Fra i modi di dire citiamo stagghjàricci a tussi a unu “ridurre qualcuno al silenzio”, stagghjari la vìa “impedire il passaggio”, stagghjari l’acqua di n-ciùmi “deviare l’acqua di un fiume”. Fra i composti con stagghjari, oltre al citato stagghjasangu, ricordiamo stagghjafocu a) “ostacolo per impedire che il fuoco si propaghi ai campi vicini quando bruciano le stoppie” e b) “striscia di terreno liberata da ogni vegetazione per circoscrivere un incendio”; stagghjacubbu “silenzio profondo”, negli usi gergali; stagghjapassu nella loc. iri a stagghjapassu “prendere scorciatoie per raggiungere qualcuno, tagliandogli la strada”.

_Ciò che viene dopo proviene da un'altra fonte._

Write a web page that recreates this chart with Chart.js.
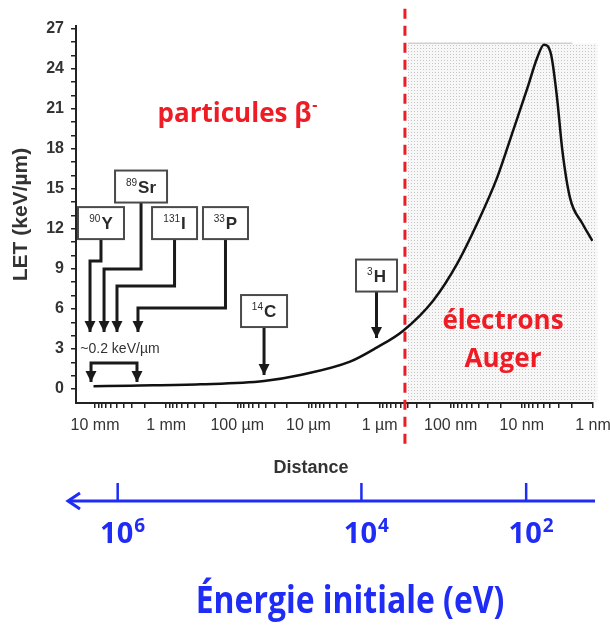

Il verbo deriva a sua volta da stagghju “cottimo, lavoro a cottimo”, “interruzione, sosta, riposo dopo un lavoro”, “canone d’affitto”, “scorciatoia” ecc. C’è anche il femm. stagghja “quantità di lavoro assegnato”. Scrive il Pitrè che i bambini usavano l’escl. stagghja! per interrompere improvvisamente e momentaneamente il gioco. Varianti sono stagghjarrè! e stagghjunè!

Da ultimo stagghju, documentato sin dal 1349, nella forma extali, deriva da un latino giuridico *EXTALIUM, derivato di TALIARE “tagliare”.

Concludiamo questa carrellata di parole con un uso letterario di stagghjari nel romanzo Il conto delle minne di Giuseppina Torregrossa:

Ninetta, la vecchia tata, è diventata così grassa che non si vede più i piedi da molto tempo, ma ha acquisito un’aura di saggezza che la fa assomigliare a una vecchia sciamana, dirime controversie, compone liti, stagghia malocchiodispensa consigli, cura malattie.